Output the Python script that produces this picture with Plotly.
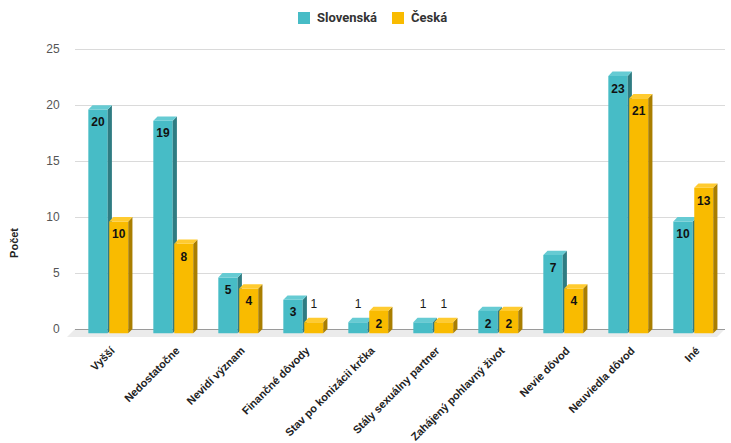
import plotly.graph_objects as go

# ---- data ----
categories = ["Vyšší", "Nedostatočne", "Nevidí význam", "Finančné dôvody",
              "Stav po konizácii krčka", "Stály sexuálny partner",
              "Zahájený pohlavný život", "Nevie dôvod", "Neuviedla dôvod", "Iné"]
slovenska = [20, 19, 5, 3, 1, 1, 2, 7, 23, 10]
ceska = [10, 8, 4, 1, 2, 1, 2, 4, 21, 13]
series_names = ["Slovenská", "Česká"]
y_ticks = [0, 5, 10, 15, 20, 25]

# ---- style / geometry ----
TEAL = dict(front="#47bcc6", side="#2f7c82", top="#66cbd3")
GOLD = dict(front="#f9bb00", side="#a97e00", top="#ffcb30")
PX_X = 65.0     # px per category
PX_Y = 11.2     # px per unit
DX = 4.2 / PX_X
DY = 4.3 / PX_Y
YMIN, YMAX = -0.8, 25.2
XMIN, XMAX = -0.5, len(categories) - 0.5
PLOT_L, PLOT_W, PLOT_T, PLOT_H = 75, 650, 47, 291


def faces(vals, left, width):
    fx, fy, sx, sy, tx, ty = [], [], [], [], [], []
    for i, v in enumerate(vals):
        L = i + left
        R = L + width
        yb = -DY
        yt = v - DY
        fx += [L, R, R, L, L, None]
        fy += [yb, yb, yt, yt, yb, None]
        sx += [R, R + DX, R + DX, R, R, None]
        sy += [yb, yb + DY, yt + DY, yt, yb, None]
        tx += [L, L + DX, R + DX, R, L, None]
        ty += [yt, yt + DY, yt + DY, yt, yt, None]
    return (fx, fy), (sx, sy), (tx, ty)


fig = go.Figure()

specs = [(slovenska, -0.295, 0.298, TEAL), (ceska, 0.027, 0.292, GOLD)]
for (vals, left, width, col), name in zip(specs, series_names):
    (fx, fy), (sx, sy), (tx, ty) = faces(vals, left, width)
    for (xx, yy), c in [((fx, fy), col["front"]), ((sx, sy), col["side"]), ((tx, ty), col["top"])]:
        fig.add_trace(go.Scatter(x=xx, y=yy, mode="lines", fill="toself", fillcolor=c,
                                 line=dict(width=0, color=c), showlegend=False,
                                 name=name, hoverinfo="skip"))

# data labels
for vals, left, width, col in specs:
    ix, iy, it, ox, oy, ot = [], [], [], [], [], []
    for i, v in enumerate(vals):
        cx = i + left + width / 2
        if v >= 2:
            ix.append(cx); iy.append(v - DY - 13.7 / PX_Y); it.append(str(v))
        else:
            ox.append(cx); oy.append(v - DY + 17 / PX_Y); ot.append(str(v))
    fig.add_trace(go.Scatter(x=ix, y=iy, text=it, mode="text", textposition="middle center",
                             textfont=dict(family="Liberation Sans", size=12, color="#111111",
                                           weight="bold"),
                             showlegend=False, hoverinfo="skip", cliponaxis=False))
    fig.add_trace(go.Scatter(x=ox, y=oy, text=ot, mode="text", textposition="middle center",
                             textfont=dict(family="Liberation Sans", size=12, color="#1a1a1a"),
                             showlegend=False, hoverinfo="skip", cliponaxis=False))


def xp(x):
    return (x - XMIN) / (XMAX - XMIN)


def yp(y):
    return (y - YMIN) / (YMAX - YMIN)


def pxp(px):
    return (px - PLOT_L) / PLOT_W


def pyp(py):
    return (PLOT_T + PLOT_H - py) / PLOT_H


floor_dx = 8 / PX_X
floor_dy = 0.71
path = (f"M {xp(XMIN)} {yp(0)} L {xp(XMAX)} {yp(0)} "
        f"L {xp(XMAX - floor_dx)} {yp(-floor_dy)} L {xp(XMIN - floor_dx)} {yp(-floor_dy)} Z")
fig.add_shape(type="path", path=path, xref="paper", yref="paper",
              fillcolor="#ebebeb", line=dict(width=0), layer="below")

# custom legend
legend_items = [(series_names[0], TEAL["front"], 298), (series_names[1], GOLD["front"], 392)]
for name, color, px0 in legend_items:
    fig.add_shape(type="rect", xref="paper", yref="paper",
                  x0=pxp(px0), x1=pxp(px0 + 12), y0=pyp(24), y1=pyp(12),
                  fillcolor=color, line=dict(width=0))
    fig.add_annotation(text=f"<b>{name}</b>", xref="paper", yref="paper",
                       x=pxp(px0 + 17), xanchor="left", y=pyp(18), yanchor="middle",
                       showarrow=False,
                       font=dict(family="Roboto", size=13, color="#333333"))

fig.add_annotation(text="<b>Počet</b>", x=pxp(14.5), xref="paper", xanchor="center",
                   y=7.65, yref="y", yanchor="middle",
                   textangle=-90, showarrow=False,
                   font=dict(family="Liberation Sans", size=11, color="#222222"))

fig.update_layout(
    width=731, height=443,
    margin=dict(l=PLOT_L, r=731 - PLOT_L - PLOT_W, t=PLOT_T, b=443 - PLOT_T - PLOT_H,
                autoexpand=False),
    plot_bgcolor="white", paper_bgcolor="white",
    showlegend=False,
    xaxis=dict(range=[XMIN, XMAX], tickmode="array", tickvals=list(range(len(categories))),
               ticktext=categories, tickangle=-45, showgrid=False, zeroline=False,
               showline=False, ticks="", automargin=False,
               ticklabelshift=4, ticklabelstandoff=3,
               tickfont=dict(family="Liberation Sans", size=11, color="#222222", weight="bold")),
    yaxis=dict(range=[YMIN, YMAX], tickmode="array", tickvals=y_ticks, automargin=False,
               gridcolor="#dadada", gridwidth=1, zeroline=True, zerolinecolor="#9a9a9a",
               zerolinewidth=1, showline=False, ticks="outside", ticklen=12,
               tickcolor="rgba(0,0,0,0)",
               tickfont=dict(family="Liberation Sans", size=12, color="#555555")),
)

fig.write_html("out.html")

---*---

> _Exercise task_: Skip the images and write out the rest of the listing exactly.

> _Task response_:
Output the Python script that produces this picture with Plotly.
import plotly.graph_objects as go

# ---- data ----
categories = ["Vyšší", "Nedostatočne", "Nevidí význam", "Finančné dôvody",
              "Stav po konizácii krčka", "Stály sexuálny partner",
              "Zahájený pohlavný život", "Nevie dôvod", "Neuviedla dôvod", "Iné"]
slovenska = [20, 19, 5, 3, 1, 1, 2, 7, 23, 10]
ceska = [10, 8, 4, 1, 2, 1, 2, 4, 21, 13]
series_names = ["Slovenská", "Česká"]
y_ticks = [0, 5, 10, 15, 20, 25]

# ---- style / geometry ----
TEAL = dict(front="#47bcc6", side="#2f7c82", top="#66cbd3")
GOLD = dict(front="#f9bb00", side="#a97e00", top="#ffcb30")
PX_X = 65.0     # px per category
PX_Y = 11.2     # px per unit
DX = 4.2 / PX_X
DY = 4.3 / PX_Y
YMIN, YMAX = -0.8, 25.2
XMIN, XMAX = -0.5, len(categories) - 0.5
PLOT_L, PLOT_W, PLOT_T, PLOT_H = 75, 650, 47, 291


def faces(vals, left, width):
    fx, fy, sx, sy, tx, ty = [], [], [], [], [], []
    for i, v in enumerate(vals):
        L = i + left
        R = L + width
        yb = -DY
        yt = v - DY
        fx += [L, R, R, L, L, None]
        fy += [yb, yb, yt, yt, yb, None]
        sx += [R, R + DX, R + DX, R, R, None]
        sy += [yb, yb + DY, yt + DY, yt, yb, None]
        tx += [L, L + DX, R + DX, R, L, None]
        ty += [yt, yt + DY, yt + DY, yt, yt, None]
    return (fx, fy), (sx, sy), (tx, ty)


fig = go.Figure()

specs = [(slovenska, -0.295, 0.298, TEAL), (ceska, 0.027, 0.292, GOLD)]
for (vals, left, width, col), name in zip(specs, series_names):
    (fx, fy), (sx, sy), (tx, ty) = faces(vals, left, width)
    for (xx, yy), c in [((fx, fy), col["front"]), ((sx, sy), col["side"]), ((tx, ty), col["top"])]:
        fig.add_trace(go.Scatter(x=xx, y=yy, mode="lines", fill="toself", fillcolor=c,
                                 line=dict(width=0, color=c), showlegend=False,
                                 name=name, hoverinfo="skip"))

# data labels
for vals, left, width, col in specs:
    ix, iy, it, ox, oy, ot = [], [], [], [], [], []
    for i, v in enumerate(vals):
        cx = i + left + width / 2
        if v >= 2:
            ix.append(cx); iy.append(v - DY - 13.7 / PX_Y); it.append(str(v))
        else:
            ox.append(cx); oy.append(v - DY + 17 / PX_Y); ot.append(str(v))
    fig.add_trace(go.Scatter(x=ix, y=iy, text=it, mode="text", textposition="middle center",
                             textfont=dict(family="Liberation Sans", size=12, color="#111111",
                                           weight="bold"),
                             showlegend=False, hoverinfo="skip", cliponaxis=False))
    fig.add_trace(go.Scatter(x=ox, y=oy, text=ot, mode="text", textposition="middle center",
                             textfont=dict(family="Liberation Sans", size=12, color="#1a1a1a"),
                             showlegend=False, hoverinfo="skip", cliponaxis=False))


def xp(x):
    return (x - XMIN) / (XMAX - XMIN)


def yp(y):
    return (y - YMIN) / (YMAX - YMIN)


def pxp(px):
    return (px - PLOT_L) / PLOT_W


def pyp(py):
    return (PLOT_T + PLOT_H - py) / PLOT_H


floor_dx = 8 / PX_X
floor_dy = 0.71
path = (f"M {xp(XMIN)} {yp(0)} L {xp(XMAX)} {yp(0)} "
        f"L {xp(XMAX - floor_dx)} {yp(-floor_dy)} L {xp(XMIN - floor_dx)} {yp(-floor_dy)} Z")
fig.add_shape(type="path", path=path, xref="paper", yref="paper",
              fillcolor="#ebebeb", line=dict(width=0), layer="below")

# custom legend
legend_items = [(series_names[0], TEAL["front"], 298), (series_names[1], GOLD["front"], 392)]
for name, color, px0 in legend_items:
    fig.add_shape(type="rect", xref="paper", yref="paper",
                  x0=pxp(px0), x1=pxp(px0 + 12), y0=pyp(24), y1=pyp(12),
                  fillcolor=color, line=dict(width=0))
    fig.add_annotation(text=f"<b>{name}</b>", xref="paper", yref="paper",
                       x=pxp(px0 + 17), xanchor="left", y=pyp(18), yanchor="middle",
                       showarrow=False,
                       font=dict(family="Roboto", size=13, color="#333333"))

fig.add_annotation(text="<b>Počet</b>", x=pxp(14.5), xref="paper", xanchor="center",
                   y=7.65, yref="y", yanchor="middle",
                   textangle=-90, showarrow=False,
                   font=dict(family="Liberation Sans", size=11, color="#222222"))

fig.update_layout(
    width=731, height=443,
    margin=dict(l=PLOT_L, r=731 - PLOT_L - PLOT_W, t=PLOT_T, b=443 - PLOT_T - PLOT_H,
                autoexpand=False),
    plot_bgcolor="white", paper_bgcolor="white",
    showlegend=False,
    xaxis=dict(range=[XMIN, XMAX], tickmode="array", tickvals=list(range(len(categories))),
               ticktext=categories, tickangle=-45, showgrid=False, zeroline=False,
               showline=False, ticks="", automargin=False,
               ticklabelshift=4, ticklabelstandoff=3,
               tickfont=dict(family="Liberation Sans", size=11, color="#222222", weight="bold")),
    yaxis=dict(range=[YMIN, YMAX], tickmode="array", tickvals=y_ticks, automargin=False,
               gridcolor="#dadada", gridwidth=1, zeroline=True, zerolinecolor="#9a9a9a",
               zerolinewidth=1, showline=False, ticks="outside", ticklen=12,
               tickcolor="rgba(0,0,0,0)",
               tickfont=dict(family="Liberation Sans", size=12, color="#555555")),
)

fig.write_html("out.html")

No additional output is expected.